Several new drugs to treat orphan diseases were also approved – two of them to treat the same condition. Canakinumab (Ilaris, Novartis) and rilonacept (Arcalyst, Regeneron) are both indicated for the treatment of cryopyrin-associated periodic syndromes. These are a group of rare genetic syndromes that are usually caused by mutations in the NLRP-3 gene.

Canakinumab is a human monoclonal IL-1b antibody that neutralises IL-1b’s activity and blocks its interaction with IL-1 receptors. Rilonacept is a dimeric fusion protein consisting of the ligand binding domains of the extracellular portions of the human inter-leukin-1 receptor component and IL-1 receptor accessory protein, linked to the Fc portion of human IgG1, and acts as an interleukin-1 inhibitor.

A far simpler molecule, amifampridine – 3,4-diamino-pyridine – has been approved as EUSA Pharma’s Zenas to treat Lambert-Eaton myasthaenic syndrome. In this autoimmune disorder, voltage gated calcium channels on the presynaptic membrane at the neuromuscular junction are inhibited, stopping the release of acetylcholine and, ultimately, preventing muscle contraction. It is often associated with non-small cell lung cancer. Amifampridine blocks potassium channel efflux, increasing action potential duration, thus leaving calcium channels open for longer.

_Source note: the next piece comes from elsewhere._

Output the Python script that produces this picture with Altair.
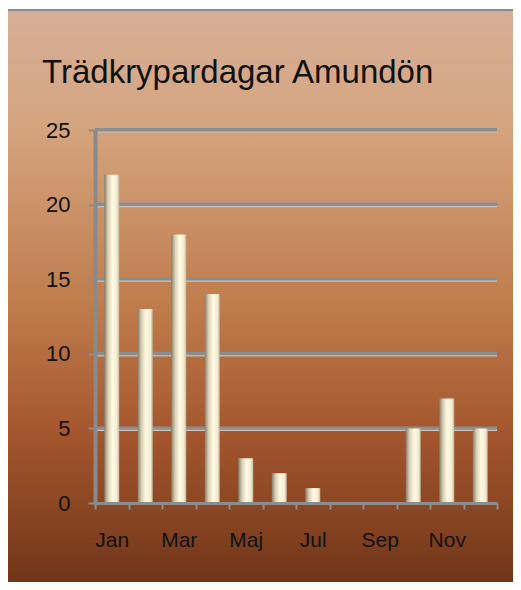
import altair as alt
import pandas as pd

months = ["Jan", "Feb", "Mar", "Apr", "Maj", "Jun", "Jul", "Aug", "Sep", "Okt", "Nov", "Dec"]
days = [22, 13, 18, 14, 3, 2, 1, 0, 0, 5, 7, 5]
shown_labels = ["Jan", "Mar", "Maj", "Jul", "Sep", "Nov"]
y_ticks = [5, 10, 15, 20, 25]
title_text = "Trädkrypardagar Amundön"

df = pd.DataFrame({"month": months, "days": days})
grid_df = pd.DataFrame({"v": y_ticks})

W, H = 402, 373
FONT = "Liberation Sans"

bg = alt.Chart(alt.Data(values=[{"k": 1}])).mark_rect(
    fill=alt.LinearGradient(
        gradient="linear", x1=0, y1=0, x2=0, y2=1,
        stops=[
            alt.GradientStop(offset=0.0, color="#d7af98"),
            alt.GradientStop(offset=0.2, color="#d4a47e"),
            alt.GradientStop(offset=0.5, color="#c07c4c"),
            alt.GradientStop(offset=0.72, color="#a4562d"),
            alt.GradientStop(offset=1.0, color="#6a3216"),
        ],
    ),
    stroke="#8a8a8a", strokeWidth=2,
).encode(
    x=alt.value(-88), x2=alt.value(440), y=alt.value(-120), y2=alt.value(470)
)

title = alt.Chart(alt.Data(values=[{"t": title_text}])).mark_text(
    font=FONT, fontSize=33, align="left", baseline="alphabetic", color="#111111"
).encode(x=alt.value(-53), y=alt.value(-47), text="t:N")

yscale = alt.Scale(domain=[0, 25])

grid_dark = alt.Chart(grid_df).mark_rule(color="#8d8d8d", strokeWidth=4).encode(
    y=alt.Y("v:Q", scale=yscale), x=alt.value(0), x2=alt.value(W)
)
grid_light = alt.Chart(grid_df).mark_rule(color="#c4c4c4", strokeWidth=1.2, yOffset=2).encode(
    y=alt.Y("v:Q", scale=yscale), x=alt.value(0), x2=alt.value(W)
)

bars = alt.Chart(df).mark_bar(
    size=15,
    fill=alt.LinearGradient(
        gradient="linear", x1=0, y1=0, x2=1, y2=0,
        stops=[
            alt.GradientStop(offset=0.0, color="#857c6a"),
            alt.GradientStop(offset=0.25, color="#d8cfb4"),
            alt.GradientStop(offset=0.55, color="#fffbe4"),
            alt.GradientStop(offset=0.85, color="#f3ebcf"),
            alt.GradientStop(offset=1.0, color="#bdb39a"),
        ],
    ),
).encode(
    x=alt.X(
        "month:N", sort=months, title=None,
        scale=alt.Scale(paddingInner=0, paddingOuter=0),
        axis=alt.Axis(
            labelExpr="indexof(['" + "','".join(shown_labels) + "'], datum.label) >= 0 ? datum.label : ''",
            labelAngle=0, labelFont=FONT, labelFontSize=21, labelColor="#111111",
            labelPadding=20, tickBand="extent", tickSize=6, tickColor="#8d8d8d", tickWidth=2,
            domainColor="#8d8d8d", domainWidth=3, grid=False, zindex=2,
        ),
    ),
    y=alt.Y(
        "days:Q", scale=yscale, title=None,
        axis=alt.Axis(
            values=[0, 5, 10, 15, 20, 25], labelFont=FONT, labelFontSize=22, labelColor="#111111",
            labelPadding=18, tickSize=7, tickColor="#8d8d8d", tickWidth=2,
            domainColor="#8a8a8a", domainWidth=4, grid=False, zindex=2,
        ),
    ),
)

chart = alt.layer(bg, title, grid_dark, grid_light, bars).properties(
    width=W, height=H,
    autosize=alt.AutoSizeParams(type="none"),
    padding={"left": 87, "top": 122, "right": 16, "bottom": 79},
    background="white",
).configure_view(stroke=None)

chart.save("out.html", embed_options={"renderer": "svg", "actions": False})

Another orphan product, eltrombopag (Revolade, Glaxo-SmithKline), is designed to treat chronic immune thrombo-cytopoenic purpura. The small molecule drug is an agonist of TpoR, the receptor at which the hormone thrombopoeitin acts, and causes an increase in platelet counts.



Finally, TiGenix’s Chondro-Celect is the first advanced therapy medicinal product to be given a positive opinion by EMA. This is a cell-based medicine that consists of cartilage forming cells, chondrocytes, that have been expanded in vitro, and which is designed to repair cartilage defects at the end of the thigh bone in the knee. Cartilage damage is common, but its ability to autoregenerate is limited. The cells are taken from a small biopsy of the patient’s own healthy cartilage, grown outside the body, and then reimplanted during cartilage surgery.

EMA’s new Committee for Advanced Therapies, a committee that was formed to reflect the growing interest in these types of treatment, evaluated the treatment. It seems inevitable that more advanced therapies like this will reach the market in coming years, providing treatments for patients whose current options are limited or ineffective.